The screening process for visitors includes a temperature check and verification of hotel accommodations while at the airport. Each visitor must provide a phone number for their hotel accommodations and they will not be allowed to leave the airport if their accommodation isn't confirmed by an employee at the hotel, Ige said.

9:00 p.m. ET, April 25, 2020

Vaccine group suggests manufacturing coronavirus vaccines even before they are fully tested

From CNN's Gina Yu

It might be necessary to start manufacturing coronavirus vaccines even before they have been fully tested to see if they can protect people from infection, said Richard Hatchett, the CEO of Coalition for Epidemic Preparedness Innovations (CEPI).

CEPI is a non-profit put together organization formed to speed the development of vaccines.

Manufacturing could begin even while some of the Covid-19 vaccines are in the first phase of human clinical testing, which are designed to demonstrate only safety, Hatchett said Saturday.

This plan could cut time without cutting corners or sacrificing efficacy or safety, Hatchett said on a National Academy of Sciences Covid-19 Update webcast.

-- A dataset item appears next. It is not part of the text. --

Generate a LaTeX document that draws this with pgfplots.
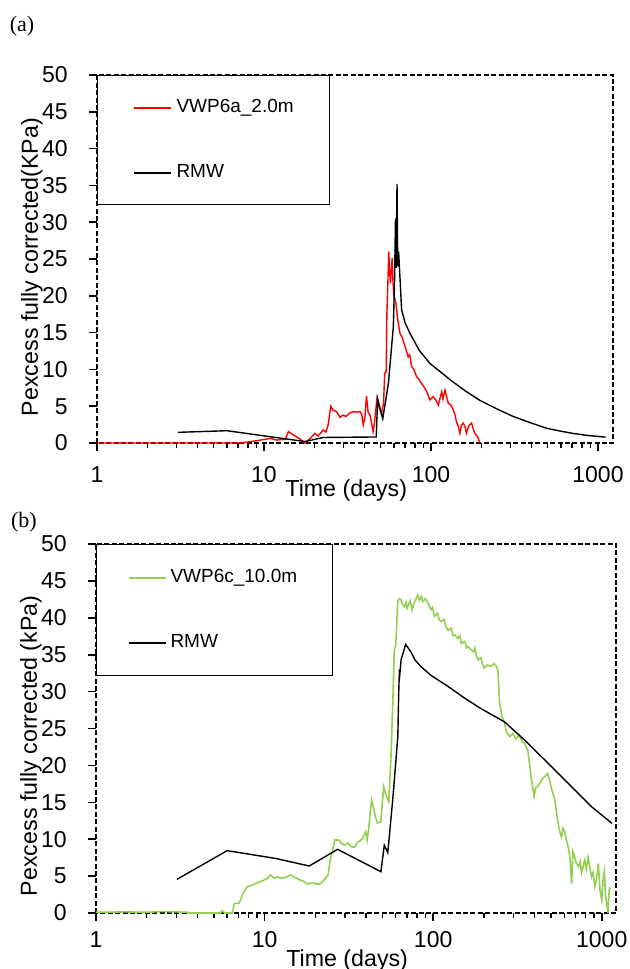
\documentclass[border=0pt]{standalone}
\usepackage{fontspec}
\setmainfont{Liberation Sans}
\newfontfamily\seriffont{Liberation Serif}
\usepackage{pgfplots}
\usepackage{pgfplotstable}
\pgfplotsset{compat=1.18}
\definecolor{vwpgreen}{RGB}{146,208,80}

% piezometer readings, time in days vs excess pore pressure (kPa)
\pgfplotstableread{
t P
1 0
7.35 0
7.5 0.05
9 0.3
10.9 0.63
11.9 0.4
13.4 0.5
14.0 1.54
15 1.1
16.3 0.6
17.6 0
18.9 0.63
20.2 1.3
21.1 0.95
22.6 1.77
23.5 1.5
24.2 2.45
25.1 5.0
25.8 4.5
27.2 4.26
28.5 3.49
29.8 3.8
31 3.6
32.7 4.1
34.2 4.26
36 4.2
37.6 4.26
38.5 3.9
39.3 2.45
40.2 3.5
41.1 6.4
42 4.2
43.1 3.8
44 2.8
45.0 1.54
46 3.0
47.5 6.07
48.5 5.2
49.5 4.5
50.5 4.0
52 5.4
52.8 9.47
53.9 9.7
54.4 17.2
55.2 22
55.9 26.0
56.5 23.4
57.2 21.7
58.5 25.1
59.2 22
59.8 20.3
61.6 19.0
63.5 16.5
65.2 14.9
67 14.4
70.0 13.1
73.0 11.7
74.5 12.0
76.6 10.4
79 10.0
82.0 9.0
85 8.6
87.7 8.1
91 7.6
94.3 7.0
98.6 5.84
103 6.3
107 5.84
110.5 5.16
113 6.0
115.9 6.97
118 6.0
121.2 7.2
124 6.3
127 5.39
131 5.2
136 4.48
139 3.9
142 2.9
146 2.2
149 1.32
152 2.4
156 2.7
160 2.2
163 1.32
168 2.3
175 2.7
179 1.9
183 1.32
188 1.0
192 0.63
196 0
}\vwpa

\pgfplotstableread{
t P
3.05 1.45
6.0 1.67
17.6 0.2
22.6 0.75
47.0 0.82
47.9 6.0
51.4 3.3
55.6 8.1
59.5 15.8
60.5 22.0
61.3 30.5
61.8 23.8
62.6 35.2
63.2 24.0
64.0 26.0
66.7 18.1
70.0 16.3
74.9 14.9
85.0 12.6
98.6 10.8
115 9.6
130 8.6
160 7.1
196 5.8
250 4.6
311 3.6
400 2.7
493 2.0
600 1.6
711 1.3
850 1.05
1050 0.85
1110 0.8
}\rmwa

\pgfplotstableread{
t P
1 0.1
1.5 0.15
2 0.1
2.5 0.2
3 0.15
3.46 0.1
3.6 0
5.5 0
5.6 0.3
5.85 0
6.42 0
6.63 1.3
7.05 1.3
7.53 2.9
7.88 3.56
8.5 3.8
9.05 4.1
9.8 4.4
10.4 4.7
10.85 5.15
11.4 4.7
11.9 4.9
12.7 4.7
13.5 4.9
14.3 5.15
15.2 4.8
16.0 4.56
17.0 4.3
17.9 3.93
19.3 4.1
20.5 3.9
21.5 4.0
22.4 4.4
23.8 5.15
24.5 7.2
25.3 8.5
26.1 9.9
27.4 9.9
28.5 9.5
29.7 9.2
31.3 9.5
32.5 9.0
34.1 8.9
35.6 9.6
37 9.8
38.1 10.1
39.8 11.0
40.6 9.9
41.5 11.5
42.3 13.5
43.1 15.3
44.5 14.0
45.5 13.0
46.7 12.2
48.9 12.3
50.1 15.3
50.9 17.1
52.5 16.0
54.5 15.1
55.6 18.9
56.2 21.2
57.6 28.4
58.8 35.6
60.0 36.3
61.0 40
61.7 42.2
63 42.6
64.5 42.4
66 41.8
67.5 41.5
69 42.1
70 41.3
71.5 41.8
73 42.3
75 41.1
77 42.0
79 42.5
80.9 43.1
83 42.4
85 42.9
86.7 42.2
90 42.6
93 42.0
95 41.6
97 41.1
99 41.4
101.8 40.2
106 40.6
109 39.7
111.7 39.5
116 39.8
119 38.8
122.6 38.3
128 38.6
131 37.6
134.4 37.7
140 37.2
144 37.6
147 36.5
154 36.8
158 35.9
161.7 36.1
167 35.7
173.9 35.4
177 35.9
180 35.0
185 34.3
192 34.6
196 33.7
201 33.2
210 33.6
220 33.4
230 33.8
237 33.4
242 32.9
248 28.4
256 26.6
265 25.9
270 24.8
278 24.2
285 23.9
297 24.3
310 23.6
324 24.1
337 23.2
350 23.0
365 21.9
381 18.5
397 15.8
405 17.0
415 17.1
430 17.6
445 18.2
459 18.5
479 18.9
490 18.0
500 17.1
527 15.3
540 13.5
551 12.2
564 11.0
577 10.3
590 11.5
604 11.0
618 9.8
632 9.0
648 7.5
663 4.0
675 8.3
690 7.6
705 6.8
728 6.3
745 7.0
760 5.5
793 7.2
810 6.0
830 7.5
850 6.2
870 4.9
890 5.5
910 3.6
930 4.5
955 6.7
975 3.2
1000 1.76
1018 4.5
1036 5.6
1052 2.5
1070 1.3
1090 0
1100 2.0
1110 3.35
1125 3.2
}\vwpc

\pgfplotstableread{
t P
3.02 4.56
6.0 8.45
11.6 7.4
18.4 6.37
27.1 8.63
49.0 5.6
51.3 9.2
53.8 8.2
55.0 10.5
57.8 15.8
61.7 23.9
62.5 30
63.1 33.0
63.5 32.5
64.5 34.3
68.7 36.4
73.7 35.4
78 34.3
84.5 33.4
97.1 32.2
122.6 30.7
154 29.1
192 27.7
265 25.9
350 23.4
480 20.3
663 17.1
870 14.4
1150 12.15
}\rmwc

\begin{document}
\begin{tikzpicture}
\useasboundingbox (0,0) rectangle (315pt,-484.5pt);

\node[font=\seriffont\fontsize{11}{13}\selectfont] at (11pt,-13pt) {(a)};
\node[font=\seriffont\fontsize{11}{13}\selectfont] at (12pt,-261pt) {(b)};

% (a)
\begin{axis}[
  scale only axis,
  at={(48.5pt,-221.5pt)}, anchor=south west,
  width=258pt, height=184pt,
  xmode=log,
  xmin=1, xmax=1230,
  ymin=0, ymax=50,
  ytick={0,5,...,50},
  xtick={1,10,100,1000},
  xticklabels={1,10,100,1000},
  tick align=outside,
  xtick pos=bottom, ytick pos=left,
  major tick length=4pt, minor tick length=2.5pt,
  major tick style={black, solid, line width=0.8pt},
  minor tick style={black, solid, line width=0.7pt},
  axis line style={black, line width=0.8pt, dash pattern=on 2.5pt off 1.2pt},
  ticklabel style={font=\fontsize{11.5}{13}\selectfont},
  yticklabel style={anchor=east, inner sep=0pt, xshift=-10.5pt,
    /pgf/number format/assume math mode=true},
  xticklabel style={anchor=center, inner sep=0pt, yshift=-12pt},
  label style={font=\fontsize{11.6}{13}\selectfont},
  xlabel={Time (days)},
  xlabel style={at={(rel axis cs:0.483,0)}, anchor=center, yshift=-23.5pt},
  ylabel={Pexcess fully corrected(KPa)},
  ylabel style={at={(rel axis cs:-0.126,0.478)}, anchor=center},
  legend cell align=left,
  legend image code/.code={\draw[#1, line width=1pt] (0pt,0pt) -- (18.5pt,0pt);},
  legend style={at={(0,1)}, anchor=north west, draw=black, line width=0.5pt,
    fill=white, inner xsep=17.5pt, inner ysep=11.8pt, row sep=24pt,
    nodes={inner sep=0pt, text height=6.8pt, text depth=1.7pt,
      font=\fontsize{9.5}{11}\selectfont},
    /tikz/every odd column/.append style={column sep=2.5pt}},
]
\addplot[red, line width=0.7pt] table[x=t,y=P] {\vwpa};
\addlegendentry{\makebox[59pt][l]{VWP6a\_2.0m}}
\addplot[black, line width=0.7pt] table[x=t,y=P] {\rmwa};
\addlegendentry{\makebox[59pt][l]{RMW}}
\end{axis}

% (b)
\begin{axis}[
  scale only axis,
  at={(48pt,-456.5pt)}, anchor=south west,
  width=260pt, height=184.5pt,
  xmode=log,
  xmin=1, xmax=1215,
  ymin=0, ymax=50,
  ytick={0,5,...,50},
  xtick={1,10,100,1000},
  xticklabels={1,10,100,1000},
  tick align=outside,
  xtick pos=bottom, ytick pos=left,
  major tick length=4pt, minor tick length=2.5pt,
  major tick style={black, solid, line width=0.8pt},
  minor tick style={black, solid, line width=0.7pt},
  axis line style={black, line width=0.8pt, dash pattern=on 2.5pt off 1.2pt},
  ticklabel style={font=\fontsize{11.5}{13}\selectfont},
  yticklabel style={anchor=east, inner sep=0pt, xshift=-10.5pt,
    /pgf/number format/assume math mode=true},
  xticklabel style={anchor=center, inner sep=0pt, yshift=-9.5pt},
  label style={font=\fontsize{11.6}{13}\selectfont},
  xlabel={Time (days)},
  xlabel style={at={(rel axis cs:0.483,0)}, anchor=center, yshift=-23.5pt},
  ylabel={Pexcess fully corrected (kPa)},
  ylabel style={at={(rel axis cs:-0.125,0.453)}, anchor=center},
  legend cell align=left,
  legend image code/.code={\draw[#1, line width=1pt] (0pt,0pt) -- (18.5pt,0pt);},
  legend style={at={(0,1)}, anchor=north west, draw=black, line width=0.5pt,
    fill=white, inner xsep=15.5pt, inner ysep=12.3pt, row sep=24pt,
    nodes={inner sep=0pt, text height=6.8pt, text depth=1.7pt,
      font=\fontsize{9.5}{11}\selectfont},
    /tikz/every odd column/.append style={column sep=2pt}},
]
\addplot[vwpgreen, line width=0.8pt] table[x=t,y=P] {\vwpc};
\addlegendentry{\makebox[65.5pt][l]{VWP6c\_10.0m}}
\addplot[black, line width=0.7pt] table[x=t,y=P] {\rmwc};
\addlegendentry{\makebox[65.5pt][l]{RMW}}
\end{axis}
\end{tikzpicture}
\end{document}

Large-scale manufacturing doesn’t usually start until after a vaccine has passed all three phases of clinical trials, a process that usually takes years. CEPI first published outlines of the plan to accelerate the process in The New England Journal of Medicine in March.

It may be more expensive to do things this way, Hatchett said.

"If we want to deliver vaccine at scale within … our stipulated targets of 12 to 18 months from the initiation of the program, we’re going to have to be comfortable with those risks," he said. He estimated that tens of billions of dollars will be spent over the next several years for vaccine delivery.

"If we shorten the pandemic by a month, we’re saving hundreds of billions of dollars. And that’s the calculus the elected leaders need to make," Hatchett said.

CEPI has funded several Covid-19 vaccine research projects, including all three of the vaccines currently being tested in people. Two of the vaccines are in phase one clinical trials – vaccines from Moderna and Inovio – and only China’s CanSino Bio vaccine advanced to the second phase of clinical trials earlier this month.

Moderna already intends to use funding from the US federal government's Biomedical Advanced Research and Development Authority to help fund a scale-up of its manufacturing process, according to a statement from the company earlier this month.